Barış hareketi bazı dönemlerde diğer gruplarla koalisyon kurarak ilerler. Böylece harekete daha çok kişi katılır ve işbölümü daha rahat ayarlanır. Ancak anlaşmazlıkların çıkması dolayısıyla koalisyon ömürleri kısa olur. Bunun dışında hareketler arası geçişler yaşandığı için, örneğin feminist bir hareketin aktivisti barış hareketine geçebilir, böylece hareketler birbirini güçlendirir.
Hareketin amacı savaşların engellenmesi ve savaş olasılığının ortadan kaldırılmasıdır. Ancak bu amaca kısmi şekilde ulaşabilmişlerdir. Örneğin, Vietnam Savaşı karşıtı kampanya başarılı olurken Irak için aynı engelleme söz konusu olamamıştır. Savaş karşıtı eylemlerin etkin olduğu kollar şu şekilde sıralanabilir:
Kamuoyunun düşüncelerini etkileme,
Hükümetlerin savaşla ilgili politikalarını etkileme,
Savaşla ilgili siyasi ve kurumsal altyapıyı zayıflatma.

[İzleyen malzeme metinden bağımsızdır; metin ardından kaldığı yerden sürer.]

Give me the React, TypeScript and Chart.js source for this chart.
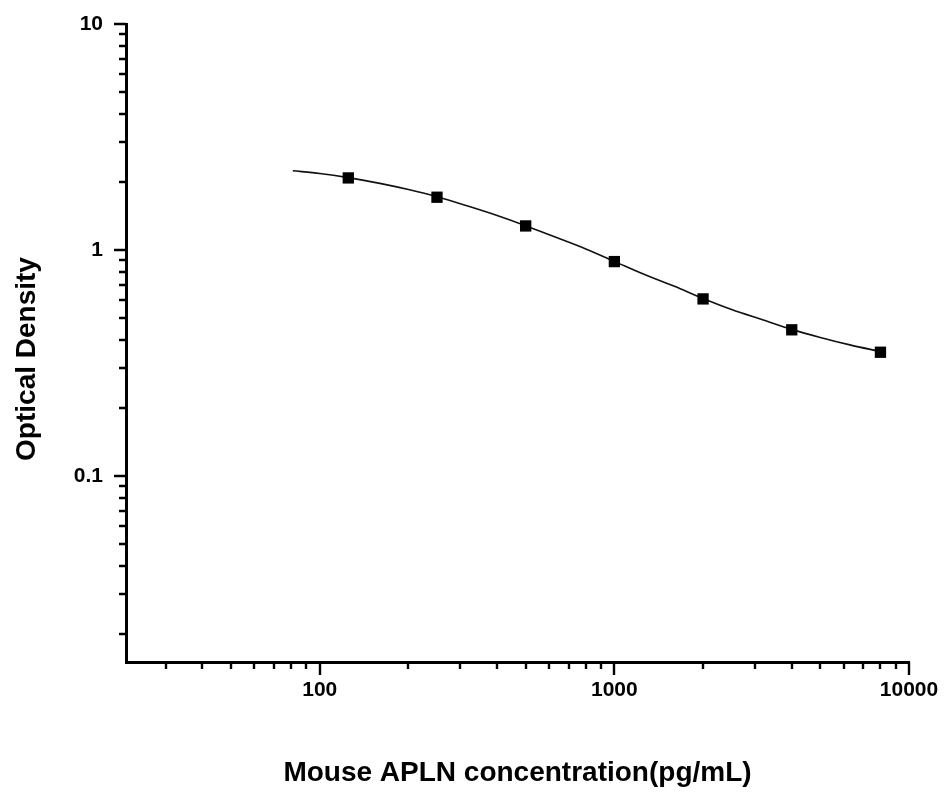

Barış hareketinin önemini vurgulayan özellikleri,
1.Devletlerin silahlanma girişimlerini kısıtlaması,
2.Barış fikrini sürekli canlı tutarak kamuoyunda yer edinebilmesi ve iktidar sahiplerinin savaş karşıtı muhalefeti dikkate almaya zorlaması,
3.Demokrasilerin gelişimine katkı sağlaması,
4.Özellikle küreselleşmeyle birlikte toplumsal hareketlerin küresel olarak örgütlenebileceğini ve kitleselleşebileceğini göstermiş olmasıdır.